The crowd had thinned enough on the upper level of the pier that we’d been able to find a spot at the rail near an empty storefront that blocked the worst of the wind. Kyle was standing behind me, his arms wrapped around my waist, holding me close, as we watched the ships and sailboats on the bay.

This was the kind of thing I always used to do with Samantha, only I’d be the one standing behind her with my arms wrapped around her. Of course, that had been when she’d been younger and didn’t mind being cuddled by her mother in public.

Samantha was currently spending a couple of days with Jonathan and his mother in Napa. This was supposed to be Ryan’s weekend, but he wasn’t up to having visitors yet. Melody’s body had finally been released by the coroner only a few days ago, and her funeral would be next week.
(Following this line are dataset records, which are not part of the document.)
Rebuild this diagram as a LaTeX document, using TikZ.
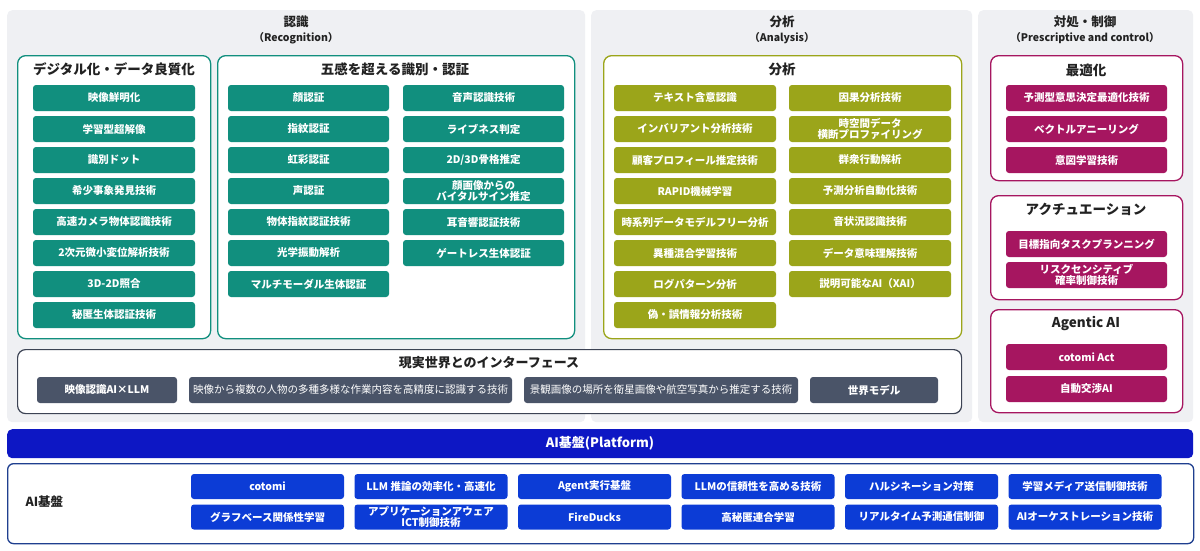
\documentclass[tikz,border=0pt]{standalone}
\usepackage{fontspec}
\setmainfont{Noto Sans CJK JP}
\definecolor{panelgray}{HTML}{EFF0F3}
\definecolor{tealc}{HTML}{118F7E}
\definecolor{olivec}{HTML}{9BA51A}
\definecolor{magc}{HTML}{A61660}
\definecolor{slatec}{HTML}{4A5468}
\definecolor{slateb}{HTML}{3C4354}
\definecolor{btnblue}{HTML}{0C3CD6}
\definecolor{platblue}{HTML}{0D17C4}
\definecolor{bordblue}{HTML}{1F3F8F}
\definecolor{txt}{HTML}{222222}
\tikzset{
 panel/.style={fill=panelgray, rounded corners=5pt, anchor=north west, inner sep=0pt},
 sect/.style={draw=#1, fill=white, rounded corners=8pt, line width=1.3pt, anchor=north west, inner sep=0pt},
 hdr/.style={font=\bfseries\fontsize{12.5}{14}\selectfont, text=txt},
 subhdr/.style={font=\bfseries\fontsize{10.5}{12}\selectfont, text=txt},
 ttl/.style={font=\bfseries\fontsize{13.5}{15}\selectfont, text=txt},
 btn/.style={fill=#1, text=white, rounded corners=3pt, minimum height=26pt, inner sep=0pt, align=center, font=\bfseries\fontsize{10.5}{11.5}\selectfont},
 thinbtn/.style={btn=slatec, font=\fontsize{10.5}{11.5}\selectfont},
}
\begin{document}
\begin{tikzpicture}[x=1pt,y=-1pt]
\fill[white] (0,0) rectangle (1200,550);
\useasboundingbox (0,0) rectangle (1200,550);

% panels
\node[panel, minimum width=578pt, minimum height=412pt] (recpanel) at (7,10) {};
\node[panel, minimum width=381pt, minimum height=412pt] (anapanel) at (591,10) {};
\node[panel, minimum width=215pt, minimum height=412pt] (prepanel) at (978,10) {};

\node[hdr] (rech) at (296,22) {認識};
\node[subhdr] (recs) at (296,38) {（Recognition）};
\node[hdr] (anah) at (782,22) {分析};
\node[subhdr] (anas) at (782,38) {（Analysis）};
\node[hdr] (preh) at (1085,22) {対処・制御};
\node[subhdr] (pres) at (1085,38) {（Prescriptive and control）};

% section boxes
\node[sect=tealc, minimum width=193pt, minimum height=283pt] (digital) at (17,55) {};
\node[sect=tealc, minimum width=357pt, minimum height=283pt] (senses) at (217,55) {};
\node[sect=olivec, minimum width=358pt, minimum height=283pt] (analysis) at (603,55) {};
\node[sect=magc, minimum width=192pt, minimum height=125pt] (optim) at (990,55) {};
\node[sect=magc, minimum width=192pt, minimum height=104pt] (actu) at (990,195) {};
\node[sect=magc, minimum width=192pt, minimum height=103pt] (agentic) at (990,309) {};
\node[sect=slateb, line width=1.2pt, minimum width=944pt, minimum height=64pt] (iface) at (17,349) {};

\node[ttl] (digitalt) at (114,69) {デジタル化・データ良質化};
\node[ttl] (sensest) at (395,69) {五感を超える識別・認証};
\node[ttl] (analysist) at (782,69) {分析};
\node[ttl] (optimt) at (1086,70) {最適化};
\node[ttl] (actut) at (1086,209) {アクチュエーション};
\node[ttl] (agentict) at (1086,323) {Agentic AI};
\node[ttl, font=\bfseries\fontsize{13}{15}\selectfont] (ifacet) at (489,363) {現実世界とのインターフェース};

% recognition buttons
\foreach \t [count=\i] in {映像鮮明化,学習型超解像,識別ドット,希少事象発見技術,高速カメラ物体認識技術,2次元微小変位解析技術,3D-2D照合,秘匿生体認証技術}
  \node[btn=tealc, minimum width=162pt] (d\i) at (114,67+31*\i) {\t};
\foreach \t [count=\i] in {顔認証,指紋認証,虹彩認証,声認証,物体指紋認証技術,光学振動解析,マルチモーダル生体認証}
  \node[btn=tealc, minimum width=161pt] (f\i) at (308.5,67+31*\i) {\t};
\foreach \t [count=\i] in {音声認識技術,ライブネス判定,2D/3D骨格推定,{顔画像からの\\バイタルサイン推定},耳音響認証技術,ゲートレス生体認証}
  \node[btn=tealc, minimum width=161pt] (g\i) at (483.5,67+31*\i) {\t};

% analysis buttons
\foreach \t [count=\i] in {テキスト含意認識,インバリアント分析技術,顧客プロフィール推定技術,RAPID機械学習,時系列データモデルフリー分析,異種混合学習技術,ログパターン分析,偽・誤情報分析技術}
  \node[btn=olivec, minimum width=162pt] (a\i) at (695,67+31*\i) {\t};
\foreach \t [count=\i] in {因果分析技術,{時空間データ\\横断プロファイリング},群衆行動解析,予測分析自動化技術,音状況認識技術,データ意味理解技術,説明可能なAI（XAI）}
  \node[btn=olivec, minimum width=162pt] (b\i) at (870,67+31*\i) {\t};

% prescriptive buttons
\foreach \t [count=\i] in {予測型意思決定最適化技術,ベクトルアニーリング,意図学習技術}
  \node[btn=magc, minimum width=161pt] (o\i) at (1086.5,67+31*\i) {\t};
\node[btn=magc, minimum width=161pt] (c1) at (1086.5,244) {目標指向タスクプランニング};
\node[btn=magc, minimum width=161pt] (c2) at (1086.5,275) {リスクセンシティブ\\確率制御技術};
\node[btn=magc, minimum width=161pt] (e1) at (1086.5,357) {cotomi Act};
\node[btn=magc, minimum width=161pt] (e2) at (1086.5,389) {自動交渉AI};

% interface buttons
\node[btn=slatec, minimum width=140pt] (i1) at (107,390) {映像認識AI×LLM};
\node[thinbtn, minimum width=323pt] (i2) at (350.5,390) {映像から複数の人物の多種多様な作業内容を高精度に認識する技術};
\node[thinbtn, minimum width=274pt] (i3) at (661,390) {景観画像の場所を衛星画像や航空写真から推定する技術};
\node[btn=slatec, minimum width=128pt] (i4) at (874,390) {世界モデル};

% platform
\node[fill=platblue, rounded corners=5pt, anchor=north west, inner sep=0pt, minimum width=1186pt, minimum height=29pt] (plat) at (7,429) {};
\node[text=white, font=\bfseries\fontsize{13}{15}\selectfont] (platt) at (600,443.5) {AI基盤(Platform)};
\node[sect=bordblue, rounded corners=6pt, minimum width=1186pt, minimum height=80pt] (base) at (7,463) {};
\node[anchor=west, text=txt, font=\bfseries\fontsize{12.5}{15}\selectfont] (baset) at (22,502) {AI基盤};

\foreach \t [count=\i] in {cotomi,LLM 推論の効率化・高速化,Agent実行基盤,LLMの信頼性を高める技術,ハルシネーション対策,学習メディア送信制御技術}
  \node[btn=btnblue, minimum width=153pt, minimum height=25pt] (p\i) at (267.5+163.5*\i-163.5,486.5) {\t};
\foreach \t [count=\i] in {グラフベース関係性学習,{アプリケーションアウェア\\ICT制御技術},FireDucks,高秘匿連合学習,リアルタイム予測通信制御,AIオーケストレーション技術}
  \node[btn=btnblue, minimum width=153pt, minimum height=25pt] (q\i) at (267.5+163.5*\i-163.5,517) {\t};
\end{tikzpicture}
\end{document}
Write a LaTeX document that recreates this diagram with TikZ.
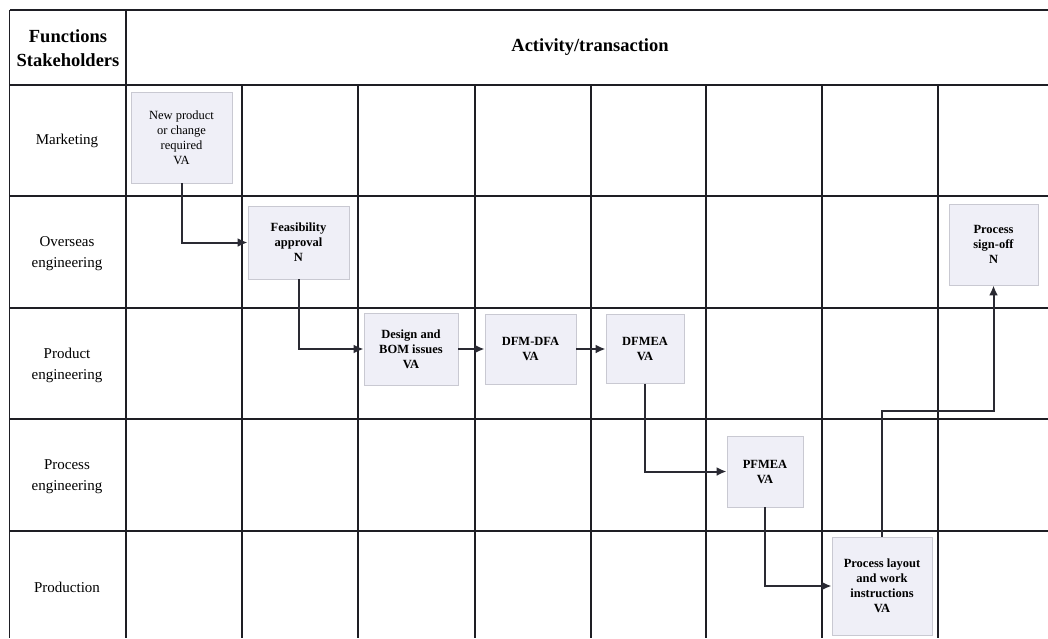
\documentclass[tikz,border=0pt]{standalone}
\usepackage{fontspec}
\setmainfont{Liberation Serif}
\usetikzlibrary{arrows.meta}
\definecolor{boxfill}{HTML}{EFEFF7}
\definecolor{boxline}{HTML}{C9C9D2}
\definecolor{gridline}{HTML}{1E1E24}
\definecolor{flowline}{HTML}{2A2A33}
\begin{document}
\begin{tikzpicture}[x=1pt,y=-1pt,
  gridrule/.style={draw=gridline,line width=1.3pt},
  actbox/.style={rectangle,fill=boxfill,draw=boxline,line width=0.9pt,
    align=center,inner sep=2pt,font=\fontsize{12.5}{15}\selectfont\bfseries},
  plainact/.style={actbox,font=\fontsize{12.5}{15}\selectfont},
  lanelabel/.style={align=center,font=\fontsize{15}{21}\selectfont},
  headlabel/.style={align=center,font=\fontsize{18.5}{24}\selectfont\bfseries},
  flow/.style={draw=flowline,line width=2pt,
    -{Latex[length=10pt,width=9pt]}}]
\useasboundingbox (0,0) rectangle (1048,638);
\fill[white] (0,0) rectangle (1048,638);

% table frame and lanes
\draw[gridrule] (9.5,10) -- (1048,10);
\draw[gridrule] (9.5,10) -- (9.5,638);
\draw[gridrule] (126,10) -- (126,638);
\foreach \y in {85,196,308,419,531}
  \draw[gridrule] (9.5,\y) -- (1048,\y);
\foreach \x in {242,358,475,591,706,822,938}
  \draw[gridrule] (\x,85) -- (\x,638);

% header cells
\node[headlabel] (hfun) at (68,48) {Functions\\Stakeholders};
\node[headlabel] (hact) at (590,47) {Activity/transaction};

% stakeholder lanes
\node[lanelabel] (lmk) at (67,141) {Marketing};
\node[lanelabel] (lov) at (67,254) {Overseas\\engineering};
\node[lanelabel] (lpe) at (67,365) {Product\\engineering};
\node[lanelabel] (lpr) at (67,477) {Process\\engineering};
\node[lanelabel] (lpd) at (67,587) {Production};

% activities
\node[plainact,minimum width=101pt,minimum height=91pt] (np) at (181.5,137.5)
  {New product\\or change\\required\\VA};
\node[actbox,minimum width=101pt,minimum height=73pt] (fe) at (298.5,242.5)
  {Feasibility\\approval\\N};
\node[actbox,minimum width=94pt,minimum height=72pt] (db) at (411,349)
  {Design and\\BOM issues\\VA};
\node[actbox,minimum width=91pt,minimum height=70pt] (dfa) at (530.5,349)
  {DFM-DFA\\VA};
\node[actbox,minimum width=78pt,minimum height=69pt] (dfm) at (645,349)
  {DFMEA\\VA};
\node[actbox,minimum width=89pt,minimum height=81pt] (so) at (993.5,244.5)
  {Process\\sign-off\\N};
\node[actbox,minimum width=76pt,minimum height=71pt] (pf) at (765,471.5)
  {PFMEA\\VA};
\node[actbox,minimum width=100pt,minimum height=98pt] (pl) at (882,586)
  {Process layout\\and work\\instructions\\VA};

% flow of the transaction
\coordinate (bend) at (pl.north |- 0,411);
\draw[flow] (np.south) |- (fe.west);
\draw[flow] (fe.south) |- (db.west);
\draw[flow] (db.east) -- (dfa.west);
\draw[flow] (dfa.east) -- (dfm.west);
\draw[flow] (dfm.south) |- (pf.west);
\draw[flow] (pf.south) |- (pl.west);
\draw[flow] (pl.north) -- (bend) -| (so.south);
\end{tikzpicture}
\end{document}
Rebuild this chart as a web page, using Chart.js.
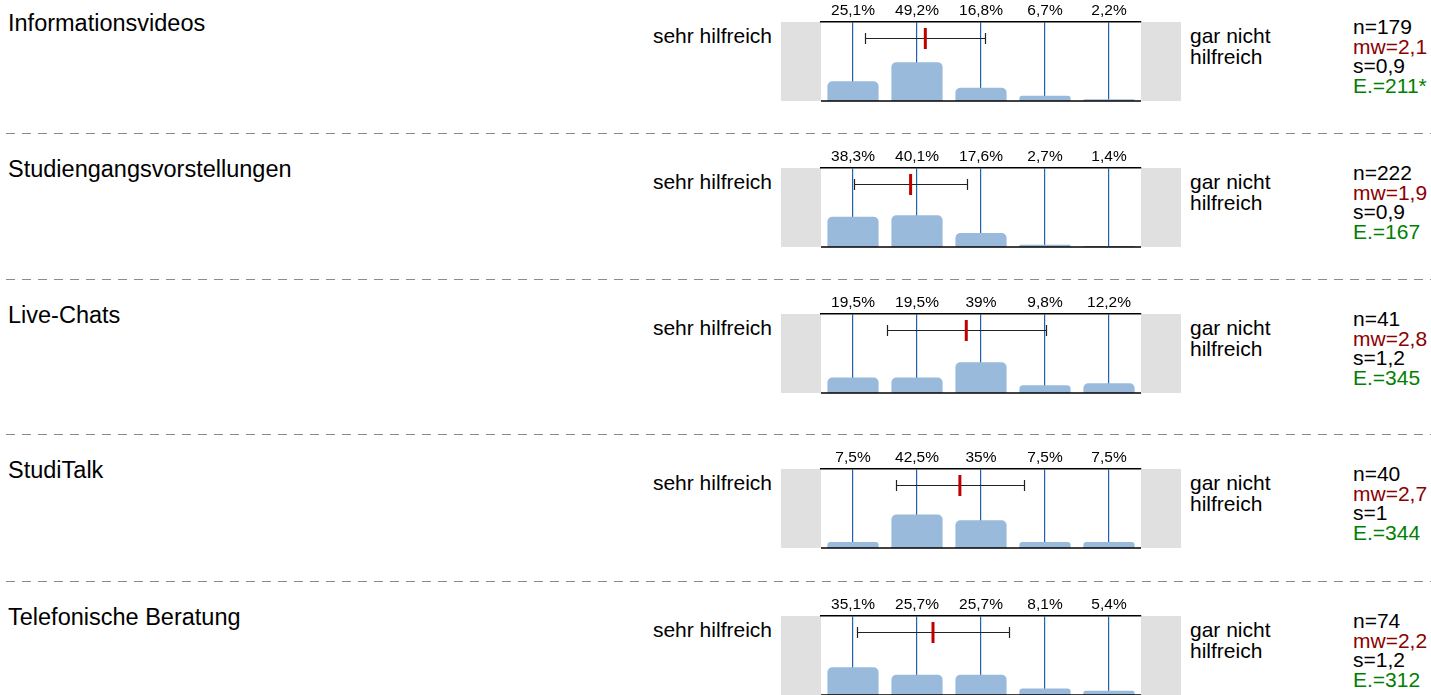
<!DOCTYPE html>
<html>
<head>
<meta charset="utf-8">
<script src="https://cdn.jsdelivr.net/npm/chart.js@4"></script>
<style>
  body { margin: 0; width: 1431px; height: 695px; overflow: hidden; position: relative; background: #fff;
         font-family: "Liberation Sans", Arial, sans-serif; color: #000; }
  .row { position: absolute; left: 0; width: 1431px; height: 150px; }
  .label { position: absolute; left: 8px; top: 12px; font-size: 23.5px; line-height: 23.5px; white-space: nowrap; }
  .left { position: absolute; right: 659px; top: 25px; font-size: 21px; line-height: 21px; white-space: nowrap; }
  .right { position: absolute; left: 1190px; top: 26px; font-size: 21px; line-height: 20.5px; }
  .stats { position: absolute; left: 1353px; top: 17px; font-size: 21px; line-height: 19.7px; white-space: nowrap; }
  .mw { color: #8b0000; }
  .e { color: #008000; }
  .sep { position: absolute; left: 6px; width: 1425px; height: 1px;
         background: repeating-linear-gradient(to right, #8a8a8a 0 9px, transparent 9px 16px); }
  canvas { position: absolute; left: 781px; top: 0; }
</style>
</head>
<body>
<script>
// data
const rowLabels = ['Informationsvideos', 'Studiengangsvorstellungen', 'Live-Chats', 'StudiTalk', 'Telefonische Beratung'];
const categories = ['1', '2', '3', '4', '5'];
const percentValues = [
    [25.1, 49.2, 16.8, 6.7, 2.2],
    [38.3, 40.1, 17.6, 2.7, 1.4],
    [19.5, 19.5, 39, 9.8, 12.2],
    [7.5, 42.5, 35, 7.5, 7.5],
    [35.1, 25.7, 25.7, 8.1, 5.4]
];
const nValues = ['179', '222', '41', '40', '74'];
const mwValues = ['2,1', '1,9', '2,8', '2,7', '2,2'];
const sValues = ['0,9', '0,9', '1,2', '1', '1,2'];
const eValues = ['211*', '167', '345', '344', '312'];
// mean / deviation as drawn on the scale (1..5)
const meanPos = [2.13, 1.9, 2.77, 2.67, 2.25];
const sdPos = [0.94, 0.885, 1.24, 1.0, 1.18];

const leftPole = 'sehr hilfreich';
const rightPole = 'gar nicht<br>hilfreich';

// layout
const rowTops = [0, 146, 292, 447, 594];
const fontFamily = '"Liberation Sans", Arial, sans-serif';

const framePlugin = {
    id: 'frame',
    beforeDraw(chart) {
        const { ctx, chartArea: a } = chart;
        ctx.save();
        ctx.fillStyle = '#e0e0e0';
        ctx.fillRect(a.left - 40, a.top, 40, a.bottom - a.top);
        ctx.fillRect(a.right, a.top, 40, a.bottom - a.top);
        ctx.restore();
    },
    afterDraw(chart) {
        const { ctx, chartArea: a } = chart;
        const x = chart.scales.x;
        const opt = chart.options.plugins.frame;
        ctx.save();
        // bottom line
        ctx.strokeStyle = '#000';
        ctx.lineWidth = 1.5;
        ctx.beginPath();
        ctx.moveTo(a.left, a.bottom);
        ctx.lineTo(a.right, a.bottom);
        ctx.stroke();

        // standard deviation bar
        const y = Math.round(a.top + 16) + 0.5;
        const x0 = Math.round(x.getPixelForValue(opt.mean - opt.sd - 1)) + 0.5;
        const x1 = Math.round(x.getPixelForValue(opt.mean + opt.sd - 1)) + 0.5;
        ctx.strokeStyle = '#222';
        ctx.lineWidth = 1.2;
        ctx.beginPath();
        ctx.moveTo(x0, y); ctx.lineTo(x1, y);
        ctx.moveTo(x0, y - 5.5); ctx.lineTo(x0, y + 5.5);
        ctx.moveTo(x1, y - 5.5); ctx.lineTo(x1, y + 5.5);
        ctx.stroke();

        // mean marker
        const xm = x.getPixelForValue(opt.mean - 1);
        ctx.strokeStyle = '#c00000';
        ctx.lineWidth = 3;
        ctx.beginPath();
        ctx.moveTo(xm, y - 10.5); ctx.lineTo(xm, y + 10.5);
        ctx.stroke();
        ctx.restore();
    }
};

function fmt(v) {
    return String(v).replace('.', ',') + '%';
}

rowLabels.forEach((label, r) => {
    const row = document.createElement('div');
    row.className = 'row';
    row.style.top = rowTops[r] + 'px';
    row.innerHTML =
        `<div class="label">${label}</div>` +
        `<div class="left">${leftPole}</div>` +
        `<div class="right">${rightPole}</div>` +
        `<div class="stats">n=${nValues[r]}<br><span class="mw">mw=${mwValues[r]}</span><br>s=${sValues[r]}<br><span class="e">E.=${eValues[r]}</span></div>`;
    const canvas = document.createElement('canvas');
    canvas.width = 400;
    canvas.height = 104;
    row.appendChild(canvas);
    document.body.appendChild(row);

    if (r < rowLabels.length - 1) {
        const sep = document.createElement('div');
        sep.className = 'sep';
        sep.style.top = (rowTops[r + 1] - 13) + 'px';
        document.body.appendChild(sep);
    }

    const values = percentValues[r];
    new Chart(canvas.getContext('2d'), {
        type: 'bar',
        data: {
            labels: categories,
            datasets: [{
                data: values,
                backgroundColor: '#99badb',
                borderRadius: 5,
                barPercentage: 0.8,
                categoryPercentage: 1
            }]
        },
        options: {
            responsive: false,
            animation: false,
            devicePixelRatio: 1,
            layout: { padding: { left: 40, right: 40, top: 0, bottom: 3 } },
            plugins: {
                legend: { display: false },
                tooltip: { enabled: false },
                frame: { mean: meanPos[r], sd: sdPos[r] }
            },
            scales: {
                x: {
                    position: 'top',
                    z: 1,
                    offset: true,
                    grid: { color: '#1e62b0', lineWidth: 1.2, offset: false, drawTicks: false },
                    border: { color: '#000', width: 1.5 },
                    ticks: {
                        color: '#000',
                        padding: 2,
                        maxRotation: 0,
                        autoSkip: false,
                        font: { family: fontFamily, size: 15.5 },
                        callback: (v, i) => fmt(values[i])
                    },
                    afterFit: s => { s.height = 22; }
                },
                y: { display: false, min: 0, max: 100 }
            }
        },
        plugins: [framePlugin]
    });
});
</script>
</body>
</html>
Ryan and I had had several long talks. I’d listened to him while he raged at the cruel indifference of the universe and offered an understanding shoulder when he cried, and I never once told him what I’d learned about Melody and Justin Sewell.

Ryan had been through enough. He didn’t need to know that the woman he’d loved hadn’t been faithful to him. He especially didn’t need to hear that from me.

Jonathan’s mother and I had also spent some quality time on the telephone. She’d offered her condolences, and then she’d offered to host Samantha all of Labor Day weekend so that Kyle and I could still take our trip to San Francisco.

While I thought that was a generous offer, I didn’t want to impose. I also didn’t want to leave Samantha in Napa all three days, at least not on her first overnight visit.